Task goal
Determine which lines contain the word "this", then copy those lines.
BEGIN Raw records
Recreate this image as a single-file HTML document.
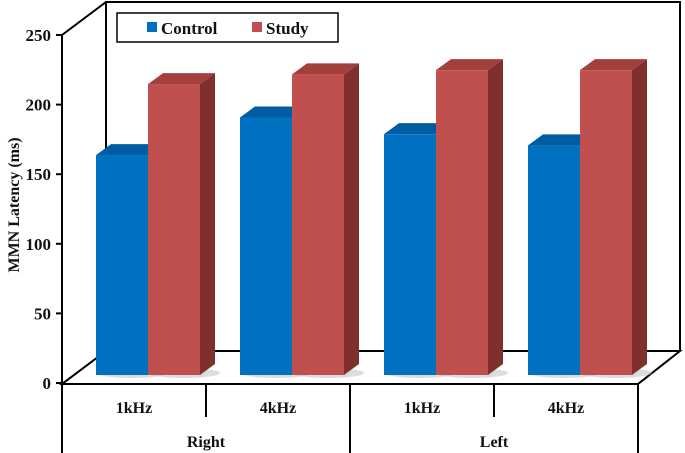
<!DOCTYPE html>
<html><head><meta charset="utf-8"><style>
html,body{margin:0;padding:0;background:#fff}
svg{display:block}
text{font-family:"Liberation Serif",serif;font-weight:bold;fill:#111}
</style></head><body>
<svg id="chart" width="685" height="453" viewBox="0 0 685 453" xmlns="http://www.w3.org/2000/svg">
<g id="frame" stroke="#000" stroke-width="2" fill="none">
<path d="M106,351 L106,2 L680,2 L680,351"/>
<path d="M62,384 L106,351 L680,351 L638,384 Z"/>
<path d="M62,35 L106,2"/>
<path d="M62,35 L62,453"/>
<path d="M206,384 L206,417 M350,384 L350,453 M494,384 L494,417 M638,384 L638,453"/>
</g>
<g id="yaxis"></g>
<g id="bars"></g>
<g id="xlabels"></g>
<text transform="translate(19,205) rotate(-90)" text-anchor="middle" font-size="16">MMN Latency (ms)</text>
<g>
<rect x="117" y="13" width="221" height="29" fill="#fff" stroke="#000" stroke-width="1.5"/>
<rect x="147" y="22" width="10" height="10" fill="#0070C0"/>
<text x="161" y="34" font-size="17">Control</text>
<rect x="252" y="22" width="10" height="10" fill="#C0504D"/>
<text x="266" y="34" font-size="17">Study</text>
</g>
</svg>
<script>
const categories = ["1kHz","4kHz","1kHz","4kHz"];
const groups = ["Right","Left"];
const controlValues = [158, 185, 173, 165];
const studyValues = [209, 216, 219, 219];
const yTicks = [0, 50, 100, 150, 200, 250];

const NS = "http://www.w3.org/2000/svg";
const yFront = v => 383 - v * 1.392;
const yBar = v => 375 - v * 1.392;
const catCenter = i => 134 + i * 144;
function mk(tag, attrs, parent){const e=document.createElementNS(NS,tag);for(const k in attrs)e.setAttribute(k,attrs[k]);parent.appendChild(e);return e;}

const ya = document.getElementById('yaxis');
yTicks.forEach(t=>{
  const y=yFront(t);
  const l=mk('line',{x1:56,x2:62,y1:y,y2:y,stroke:'#000','stroke-width':2},ya);
  
  
  const tx=mk('text',{x:51,y:y+6,'text-anchor':'end','font-size':17},ya);
  tx.textContent=t;
  
  
});

const bars=document.getElementById('bars');
const W=52, DX=15, DY=11;
function bar(x,v,front,side,top,name){
  const g=mk('g',{},bars);
  
  
  const y0=375, y1=yBar(v);
  mk('ellipse',{cx:x+W/2+10,cy:y0-2,rx:W/2+10,ry:5,fill:'#bbb',opacity:0.5},g);
  mk('rect',{x:x,y:y1,width:W,height:y0-y1,fill:front},g);
  mk('polygon',{points:`${x+W},${y1} ${x+W+DX},${y1-DY} ${x+W+DX},${y0-DY} ${x+W},${y0}`,fill:side},g);
  mk('polygon',{points:`${x},${y1} ${x+DX},${y1-DY} ${x+W+DX},${y1-DY} ${x+W},${y1}`,fill:top},g);
}
categories.forEach((c,i)=>{
  const cx=catCenter(i);
  bar(cx-38, controlValues[i], '#0070C0','#004F8A','#005DA3','bar-control-'+i);
  bar(cx+14, studyValues[i], '#C0504D','#7F2F2D','#A33F3C','bar-study-'+i);
});

const xl=document.getElementById('xlabels');
categories.forEach((c,i)=>{
  const t=mk('text',{x:catCenter(i),y:413,'text-anchor':'middle','font-size':16},xl);
  t.textContent=c;
  
  
});
groups.forEach((g,i)=>{
  const t=mk('text',{x:206+i*288,y:447,'text-anchor':'middle','font-size':16},xl);
  t.textContent=g;
  
  
});
</script>
</body></html>
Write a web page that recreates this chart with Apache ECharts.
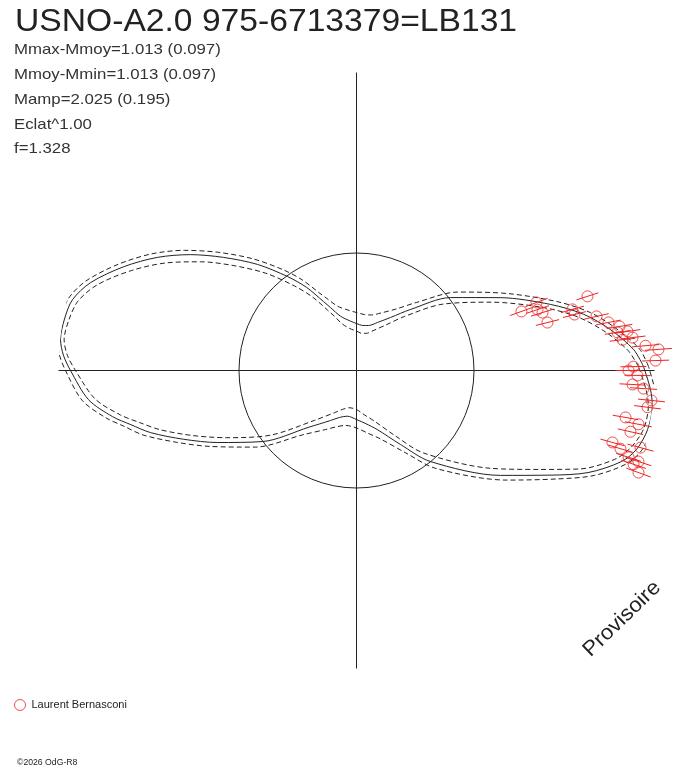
<!DOCTYPE html>
<html>
<head>
<meta charset="utf-8">
<script src="https://cdn.jsdelivr.net/npm/echarts@6/dist/echarts.min.js"></script>
<style>
html,body{margin:0;padding:0;background:#fff;}
#chart{width:688px;height:768px;}
</style>
</head>
<body>
<div id="chart"></div>
<script>
// ---- data (radius in chart units, angle in degrees, counter-clockwise from east) ----
const modelAngles = [0.8, 4.3, 9.2, 13.9, 18.8, 26.9, 37.8, 48.5, 57.3, 66.4, 75, 82, 90, 96.9, 106.4, 112.4, 115.6, 121, 126.3, 133, 139.6, 145.1, 150.4, 156, 161.7, 166, 170, 174, 177, 180, 186.2, 190.7, 193.5, 196.8, 201.7, 207.4, 217.1, 230, 242.5, 250, 258.5, 270, 280, 289.3, 300.7, 309, 323.9, 331.6, 336.2, 341, 344.3, 348.5, 353.1, 356.3];
const modelRadius = [287, 278, 257, 234, 205, 161, 119, 81.5, 63, 52.4, 46.6, 45.5, 47, 49.7, 56.6, 68, 76.5, 97, 116.6, 145, 174.5, 202.5, 229, 255, 280, 292.7, 296.5, 297.6, 293.5, 286, 269.6, 248.3, 232, 215, 186, 156.5, 117.8, 74, 56.4, 50, 46.6, 49, 54, 62.5, 86, 117, 178, 220, 253, 280, 291, 297, 298, 294.6];
const upperRadius = [292, 284, 263, 241, 213, 170, 128, 91, 73, 63, 57.5, 56.5, 58, 60.5, 67, 78, 86, 106, 125.5, 153, 182.5, 210, 236, 261, 285, 297, 300, 301, 297.5, 291, 276, 255, 239, 223, 194, 165, 127, 84, 66.5, 60, 56, 57.5, 63.5, 72.5, 95.5, 126, 186, 228, 260, 286, 296, 301, 302, 299];
const lowerRadius = [282, 272, 250, 226, 196, 151, 108, 72, 54, 44, 38.5, 37.5, 39.5, 41.5, 48, 59, 67, 86, 105, 133, 162, 190, 218, 246, 273, 287, 292, 294, 289.5, 281, 263, 240, 223, 205, 176, 146, 107, 65, 47.5, 41.5, 38, 39, 45, 53.5, 76, 106, 166, 208, 244, 273, 285, 293, 294, 290];

const obsAngle = [17.8, 19.7, 20.7, 17.3, 14.1, 18.6, 15.8, 14.4, 12.7, 10.8, 8.3, 9.5, 6.6, 8.2, 6.8, 4.9, 4.0, 1.9, 0.8, 0, 359.0, 357.1, 356.4, 354.2, 352.8, 350.1, 349.2, 347.4, 344.3, 343.5, 344.8, 342.3, 342.1, 341.3, 340.1];
const obsRadius = [242.6, 175.2, 192.4, 194.8, 196.9, 191, 224.4, 225.1, 246, 256.5, 263.8, 266.7, 267.8, 273.8, 278, 290.1, 302.7, 299.2, 277, 272, 281, 276.4, 287.6, 296.5, 293.3, 273.1, 287.1, 280.7, 265.9, 275.3, 294.3, 285.6, 296.3, 292.5, 299.9];
const obsError = [11.5, 12, 12, 12, 12, 12, 12, 12, 12.5, 12.5, 13, 13, 13, 13, 13, 13.5, 13.5, 13.5, 13, 13, 13, 13, 13.5, 13.5, 13.5, 13, 13.5, 13, 12.5, 13, 13.5, 13, 13.5, 13, 13];

const referenceCircle = 117.5;
const axisExtent = 298;

const titleText = 'USNO-A2.0 975-6713379=LB131';
const infoLines = ['Mmax-Mmoy=1.013 (0.097)', 'Mmoy-Mmin=1.013 (0.097)', 'Mamp=2.025 (0.195)', 'Eclat^1.00', 'f=1.328'];
const observer = 'Laurent Bernasconi';
const footer = '\u00A92026 OdG-R8';
const stamp = 'Provisoire';

// ---- build series data ----
function closedCurve(radii) {
  const d = modelAngles.map((a, i) => [radii[i], a]);
  d.push([radii[0], modelAngles[0] + 360]);
  return d;
}
const obsData = obsAngle.map((a, i) => [obsRadius[i], a, obsError[i]]);

const FONT = '"Liberation Sans", Arial, sans-serif';
const INK = '#222';
const RED = '#ee2222';

const chart = echarts.init(document.getElementById('chart'), null, {renderer: 'canvas'});

const graphics = [
  {type: 'text', x: 15, y: 22, scaleX: 1.085, scaleY: 1,
   style: {text: titleText, font: '31px ' + FONT, fill: INK, textAlign: 'left', textVerticalAlign: 'middle', align: 'left', verticalAlign: 'middle'}}
];
infoLines.forEach((t, i) => {
  graphics.push({type: 'text', x: 14, y: 50 + i * 24.8, scaleX: 1.12, scaleY: 1,
    style: {text: t, font: '15px ' + FONT, fill: '#333', textAlign: 'left', textVerticalAlign: 'middle', align: 'left', verticalAlign: 'middle'}});
});
graphics.push({type: 'text', x: 622, y: 619, rotation: 0.77, scaleX: 1.06, scaleY: 1,
  style: {text: stamp, font: '21px ' + FONT, fill: INK, textAlign: 'center', textVerticalAlign: 'middle', align: 'center', verticalAlign: 'middle'}});
graphics.push({type: 'text', x: 17, y: 763, scaleX: 1.02, scaleY: 1,
  style: {text: footer, font: '8.5px ' + FONT, fill: INK, textAlign: 'left', textVerticalAlign: 'middle', align: 'left', verticalAlign: 'middle'}});

const option = {
  animation: false,
  backgroundColor: '#ffffff',
  graphic: graphics,
  legend: {
    left: 14, top: 699, padding: 0,
    itemWidth: 13, itemHeight: 11,
    icon: 'circle',
    textStyle: {fontSize: 11, fontFamily: FONT, color: INK},
    data: [{name: observer, itemStyle: {color: 'rgba(0,0,0,0)', borderColor: RED, borderWidth: 1}}]
  },
  polar: {center: [356.5, 370.5], radius: axisExtent},
  angleAxis: {
    type: 'value', min: 0, max: 360, interval: 90, startAngle: 0, clockwise: false,
    axisLine: {show: false}, axisTick: {show: false}, axisLabel: {show: false},
    splitLine: {show: true, lineStyle: {color: INK, width: 1}}
  },
  radiusAxis: {
    type: 'value', min: 0, max: axisExtent, interval: referenceCircle,
    axisLine: {show: false}, axisTick: {show: false}, axisLabel: {show: false},
    splitLine: {show: true, lineStyle: {color: ['rgba(0,0,0,0)', INK, 'rgba(0,0,0,0)', 'rgba(0,0,0,0)'], width: 1}}
  },
  series: [
    {type: 'line', name: 'model', coordinateSystem: 'polar', data: closedCurve(modelRadius), smooth: 0.3,
     showSymbol: false, clip: false, silent: true, lineStyle: {color: INK, width: 1}, z: 2},
    {type: 'line', name: 'model+', coordinateSystem: 'polar', data: closedCurve(upperRadius), smooth: 0.3,
     showSymbol: false, clip: false, silent: true, lineStyle: {color: INK, width: 1, type: [5, 3]}, z: 2},
    {type: 'line', name: 'model-', coordinateSystem: 'polar', data: closedCurve(lowerRadius), smooth: 0.3,
     showSymbol: false, clip: false, silent: true, lineStyle: {color: INK, width: 1, type: [5, 3]}, z: 2},
    {type: 'custom', name: 'errors', coordinateSystem: 'polar', data: obsData, clip: false, silent: true, z: 3,
     encode: {radius: 0, angle: 1},
     renderItem: function (params, api) {
       const r = api.value(0), a = api.value(1), e = api.value(2);
       const p1 = api.coord([r - e, a]);
       const p2 = api.coord([r + e, a]);
       return {type: 'line', shape: {x1: p1[0], y1: p1[1], x2: p2[0], y2: p2[1]}, style: {stroke: RED, lineWidth: 1}};
     }},
    {type: 'scatter', name: observer, coordinateSystem: 'polar', data: obsData, symbol: 'circle', symbolSize: 11,
     clip: false, silent: true, z: 4,
     itemStyle: {color: 'rgba(0,0,0,0)', borderColor: RED, borderWidth: 1}}
  ]
};
chart.setOption(option);
</script>
</body>
</html>
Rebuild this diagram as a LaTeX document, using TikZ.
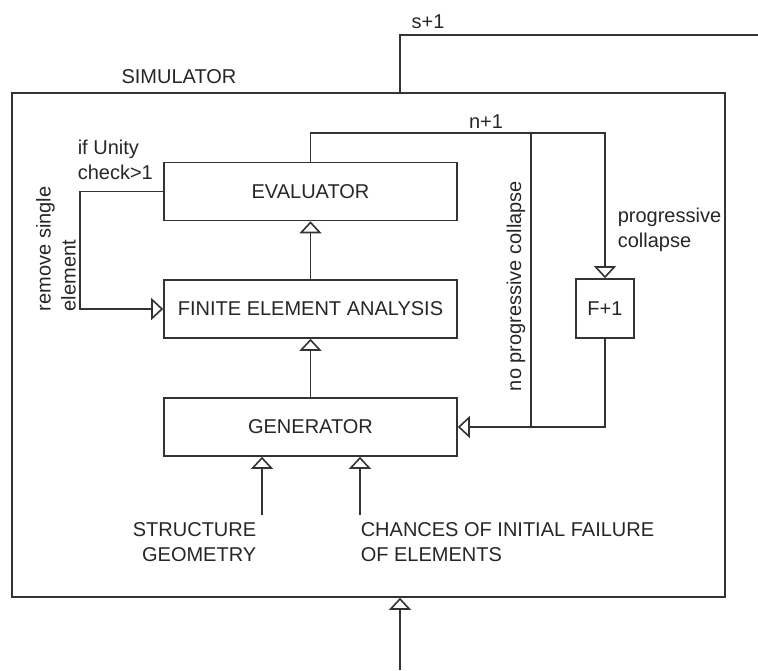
END Raw records
The output
Recreate this image as a single-file HTML document.
Write a web page that recreates this chart with Apache ECharts.
Rebuild this diagram as a LaTeX document, using TikZ.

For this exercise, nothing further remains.